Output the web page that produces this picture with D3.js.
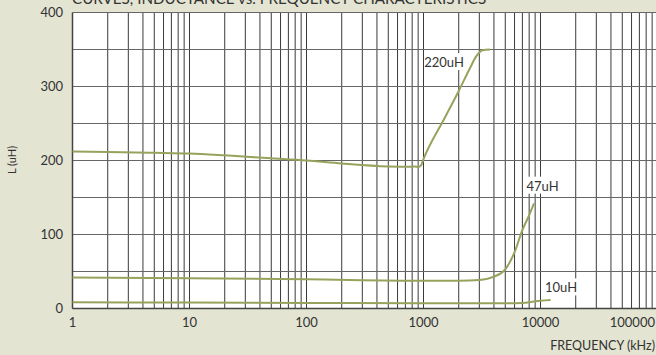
<!DOCTYPE html>
<html><head><meta charset="utf-8">
<script src="https://cdn.jsdelivr.net/npm/d3@7"></script>
<style>
html,body{margin:0;padding:0;background:#e3e4d2;}
svg{display:block;}
text{font-family:"Lato","Open Sans",sans-serif;fill:#333;}
</style></head><body>
<svg id="c" width="656" height="355"></svg>
<script>
const title = "CURVES, INDUCTANCE vs. FREQUENCY CHARACTERISTICS";
const xTickLabels = [1, 10, 100, 1000, 10000, 100000];
const yTickLabels = [0, 100, 200, 300, 400];
const yGrid = [0, 50, 100, 150, 200, 250, 300, 350, 400];

const freq220 = [1, 2, 5, 10, 20, 50, 100, 200, 500, 800, 850, 900, 950, 1000, 1500, 2000, 2500, 2800, 3000, 3200, 3700];
const l220    = [212, 211.5, 210.5, 209.5, 207, 203, 200, 196, 192, 191.5, 192, 191, 193, 202, 256, 294, 325, 340, 346, 349, 350];

const freq47 = [1, 10, 100, 1000, 2000, 3000, 4000, 5000, 6000, 7000, 8000, 8800];
const l47    = [42, 41, 39.5, 37.5, 37.5, 38.5, 43, 53, 76, 106, 126, 142];

const freq10 = [1, 10, 100, 1000, 5000, 7000, 8500, 10000, 12200];
const l10    = [8.5, 8, 7.5, 7, 7, 7.5, 9, 10.5, 11.5];

const labels = [
  {text: "220uH", f: 1500, l: 333},
  {text: "47uH", f: 10400, l: 166},
  {text: "10uH", f: 15000, l: 28.5}
];

(function () {
const svg = d3.select("#c");
const mLeft = 72.5, mTop = 12.5, mBottom = 308.5;
const x = d3.scaleLog().domain([1, 100000]).range([mLeft, mLeft + 5 * 117]);
const y = d3.scaleLinear().domain([0, 400]).range([mBottom, mTop]);
const xMax = 1e6;
const xRight = x(100000) + 117;

svg.append("rect").attr("x", mLeft).attr("y", mTop)
  .attr("width", xRight - mLeft).attr("height", mBottom - mTop).attr("fill", "#fff");

const vGrid = [];
for (let d = 1; d < xMax; d *= 10) for (let k = 1; k <= 9; k++) vGrid.push(d * k);
svg.append("g").selectAll("line").data(vGrid.filter(v => v > 1)).join("line")
  .attr("x1", d => x(d)).attr("x2", d => x(d))
  .attr("y1", mTop).attr("y2", mBottom)
  .attr("stroke", "#3a3a3a").attr("stroke-width", 1);

svg.append("g").selectAll("line").data(yGrid).join("line")
  .attr("x1", mLeft).attr("x2", xRight)
  .attr("y1", d => y(d)).attr("y2", d => y(d))
  .attr("stroke", "#666").attr("stroke-width", 1.2);

svg.append("line").attr("x1", mLeft).attr("x2", mLeft).attr("y1", mTop).attr("y2", mBottom)
  .attr("stroke", "#444").attr("stroke-width", 1.5);
svg.append("line").attr("x1", mLeft).attr("x2", xRight).attr("y1", mBottom).attr("y2", mBottom)
  .attr("stroke", "#444").attr("stroke-width", 1.5);

const line = d3.line().x(d => x(d[0])).y(d => y(d[1])).curve(d3.curveMonotoneX);
const series = [[freq220, l220], [freq47, l47], [freq10, l10]];
svg.append("g").selectAll("path").data(series).join("path")
  .attr("d", s => line(s[0].map((f, i) => [f, s[1][i]])))
  .attr("fill", "none").attr("stroke", "#98a25c").attr("stroke-width", 2);

const lg = svg.append("g").selectAll("g").data(labels).join("g");
lg.append("rect")
  .attr("x", d => x(d.f) - 19).attr("y", d => y(d.l) - 9)
  .attr("width", 38).attr("height", 17).attr("fill", "#fff");
lg.append("text").attr("x", d => x(d.f)).attr("y", d => y(d.l) + 5)
  .attr("text-anchor", "middle").attr("font-size", 13).text(d => d.text);

svg.append("g").selectAll("text").data(yTickLabels).join("text")
  .attr("x", 63).attr("y", d => y(d) + 4.5).attr("text-anchor", "end")
  .attr("font-size", 13).text(d => d);
svg.append("g").selectAll("text").data(xTickLabels).join("text")
  .attr("x", d => Math.min(x(d), 655)).attr("y", 327)
  .attr("text-anchor", d => x(d) > 640 ? "end" : "middle")
  .attr("font-size", 13).text(d => d);

svg.append("text").attr("transform", "translate(16,160) rotate(-90)")
  .attr("text-anchor", "middle").attr("font-size", 11).text("L (uH)");
svg.append("text").attr("x", 655).attr("y", 350).attr("text-anchor", "end")
  .attr("font-size", 12.5).text("FREQUENCY (kHz)");
svg.append("text").attr("x", 72).attr("y", 3.5).attr("font-size", 15.2).text(title);
})();
</script></body></html>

────────

WHAT NEEDS TO BE DONE.
Transcribe all the lines above exactly, apart from the pictures.

COMPLETE ANSWER.
Output the web page that produces this picture with D3.js.
<!DOCTYPE html>
<html><head><meta charset="utf-8">
<script src="https://cdn.jsdelivr.net/npm/d3@7"></script>
<style>
html,body{margin:0;padding:0;background:#e3e4d2;}
svg{display:block;}
text{font-family:"Lato","Open Sans",sans-serif;fill:#333;}
</style></head><body>
<svg id="c" width="656" height="355"></svg>
<script>
const title = "CURVES, INDUCTANCE vs. FREQUENCY CHARACTERISTICS";
const xTickLabels = [1, 10, 100, 1000, 10000, 100000];
const yTickLabels = [0, 100, 200, 300, 400];
const yGrid = [0, 50, 100, 150, 200, 250, 300, 350, 400];

const freq220 = [1, 2, 5, 10, 20, 50, 100, 200, 500, 800, 850, 900, 950, 1000, 1500, 2000, 2500, 2800, 3000, 3200, 3700];
const l220    = [212, 211.5, 210.5, 209.5, 207, 203, 200, 196, 192, 191.5, 192, 191, 193, 202, 256, 294, 325, 340, 346, 349, 350];

const freq47 = [1, 10, 100, 1000, 2000, 3000, 4000, 5000, 6000, 7000, 8000, 8800];
const l47    = [42, 41, 39.5, 37.5, 37.5, 38.5, 43, 53, 76, 106, 126, 142];

const freq10 = [1, 10, 100, 1000, 5000, 7000, 8500, 10000, 12200];
const l10    = [8.5, 8, 7.5, 7, 7, 7.5, 9, 10.5, 11.5];

const labels = [
  {text: "220uH", f: 1500, l: 333},
  {text: "47uH", f: 10400, l: 166},
  {text: "10uH", f: 15000, l: 28.5}
];

(function () {
const svg = d3.select("#c");
const mLeft = 72.5, mTop = 12.5, mBottom = 308.5;
const x = d3.scaleLog().domain([1, 100000]).range([mLeft, mLeft + 5 * 117]);
const y = d3.scaleLinear().domain([0, 400]).range([mBottom, mTop]);
const xMax = 1e6;
const xRight = x(100000) + 117;

svg.append("rect").attr("x", mLeft).attr("y", mTop)
  .attr("width", xRight - mLeft).attr("height", mBottom - mTop).attr("fill", "#fff");

const vGrid = [];
for (let d = 1; d < xMax; d *= 10) for (let k = 1; k <= 9; k++) vGrid.push(d * k);
svg.append("g").selectAll("line").data(vGrid.filter(v => v > 1)).join("line")
  .attr("x1", d => x(d)).attr("x2", d => x(d))
  .attr("y1", mTop).attr("y2", mBottom)
  .attr("stroke", "#3a3a3a").attr("stroke-width", 1);

svg.append("g").selectAll("line").data(yGrid).join("line")
  .attr("x1", mLeft).attr("x2", xRight)
  .attr("y1", d => y(d)).attr("y2", d => y(d))
  .attr("stroke", "#666").attr("stroke-width", 1.2);

svg.append("line").attr("x1", mLeft).attr("x2", mLeft).attr("y1", mTop).attr("y2", mBottom)
  .attr("stroke", "#444").attr("stroke-width", 1.5);
svg.append("line").attr("x1", mLeft).attr("x2", xRight).attr("y1", mBottom).attr("y2", mBottom)
  .attr("stroke", "#444").attr("stroke-width", 1.5);

const line = d3.line().x(d => x(d[0])).y(d => y(d[1])).curve(d3.curveMonotoneX);
const series = [[freq220, l220], [freq47, l47], [freq10, l10]];
svg.append("g").selectAll("path").data(series).join("path")
  .attr("d", s => line(s[0].map((f, i) => [f, s[1][i]])))
  .attr("fill", "none").attr("stroke", "#98a25c").attr("stroke-width", 2);

const lg = svg.append("g").selectAll("g").data(labels).join("g");
lg.append("rect")
  .attr("x", d => x(d.f) - 19).attr("y", d => y(d.l) - 9)
  .attr("width", 38).attr("height", 17).attr("fill", "#fff");
lg.append("text").attr("x", d => x(d.f)).attr("y", d => y(d.l) + 5)
  .attr("text-anchor", "middle").attr("font-size", 13).text(d => d.text);

svg.append("g").selectAll("text").data(yTickLabels).join("text")
  .attr("x", 63).attr("y", d => y(d) + 4.5).attr("text-anchor", "end")
  .attr("font-size", 13).text(d => d);
svg.append("g").selectAll("text").data(xTickLabels).join("text")
  .attr("x", d => Math.min(x(d), 655)).attr("y", 327)
  .attr("text-anchor", d => x(d) > 640 ? "end" : "middle")
  .attr("font-size", 13).text(d => d);

svg.append("text").attr("transform", "translate(16,160) rotate(-90)")
  .attr("text-anchor", "middle").attr("font-size", 11).text("L (uH)");
svg.append("text").attr("x", 655).attr("y", 350).attr("text-anchor", "end")
  .attr("font-size", 12.5).text("FREQUENCY (kHz)");
svg.append("text").attr("x", 72).attr("y", 3.5).attr("font-size", 15.2).text(title);
})();
</script></body></html>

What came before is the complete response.